What to do: Extract every line that includes the string "React".
_ _ _ _
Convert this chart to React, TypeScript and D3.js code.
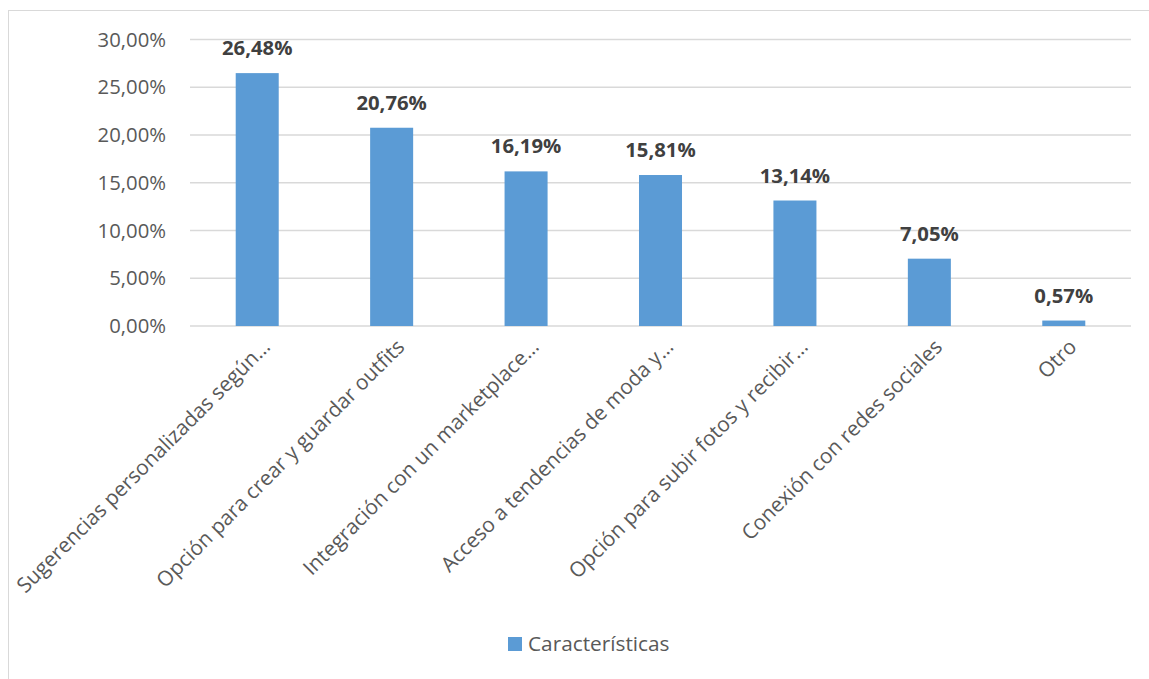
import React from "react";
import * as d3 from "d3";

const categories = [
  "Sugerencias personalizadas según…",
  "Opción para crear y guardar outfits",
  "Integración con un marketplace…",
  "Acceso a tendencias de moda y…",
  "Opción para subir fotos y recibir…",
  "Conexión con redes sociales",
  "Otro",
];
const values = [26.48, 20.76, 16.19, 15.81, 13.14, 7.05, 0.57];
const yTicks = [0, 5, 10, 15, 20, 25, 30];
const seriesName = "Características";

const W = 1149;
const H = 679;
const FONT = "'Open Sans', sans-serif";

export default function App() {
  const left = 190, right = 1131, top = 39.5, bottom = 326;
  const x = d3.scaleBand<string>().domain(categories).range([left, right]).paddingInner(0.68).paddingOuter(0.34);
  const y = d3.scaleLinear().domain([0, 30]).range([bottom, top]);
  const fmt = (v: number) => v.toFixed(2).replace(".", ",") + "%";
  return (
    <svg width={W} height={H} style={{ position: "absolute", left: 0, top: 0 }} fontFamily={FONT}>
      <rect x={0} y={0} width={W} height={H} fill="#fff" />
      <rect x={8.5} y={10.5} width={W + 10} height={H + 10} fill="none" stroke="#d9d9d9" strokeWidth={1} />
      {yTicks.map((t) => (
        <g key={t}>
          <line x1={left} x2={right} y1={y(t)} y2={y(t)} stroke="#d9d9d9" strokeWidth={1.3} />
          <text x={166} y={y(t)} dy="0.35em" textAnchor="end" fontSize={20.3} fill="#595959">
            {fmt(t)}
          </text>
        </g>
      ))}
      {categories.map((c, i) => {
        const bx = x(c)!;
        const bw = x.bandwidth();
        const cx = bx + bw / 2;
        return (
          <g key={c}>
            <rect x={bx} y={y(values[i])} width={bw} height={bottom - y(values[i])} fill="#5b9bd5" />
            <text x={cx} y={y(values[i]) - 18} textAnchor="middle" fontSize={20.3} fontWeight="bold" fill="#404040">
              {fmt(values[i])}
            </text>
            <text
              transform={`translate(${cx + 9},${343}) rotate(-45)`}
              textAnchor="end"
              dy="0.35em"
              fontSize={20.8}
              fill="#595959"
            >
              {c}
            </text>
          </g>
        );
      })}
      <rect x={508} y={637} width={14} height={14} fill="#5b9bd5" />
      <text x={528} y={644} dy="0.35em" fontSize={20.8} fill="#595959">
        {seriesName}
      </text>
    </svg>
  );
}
_ _ _ _
Response:
Convert this chart to React, TypeScript and D3.js code.
import React from "react";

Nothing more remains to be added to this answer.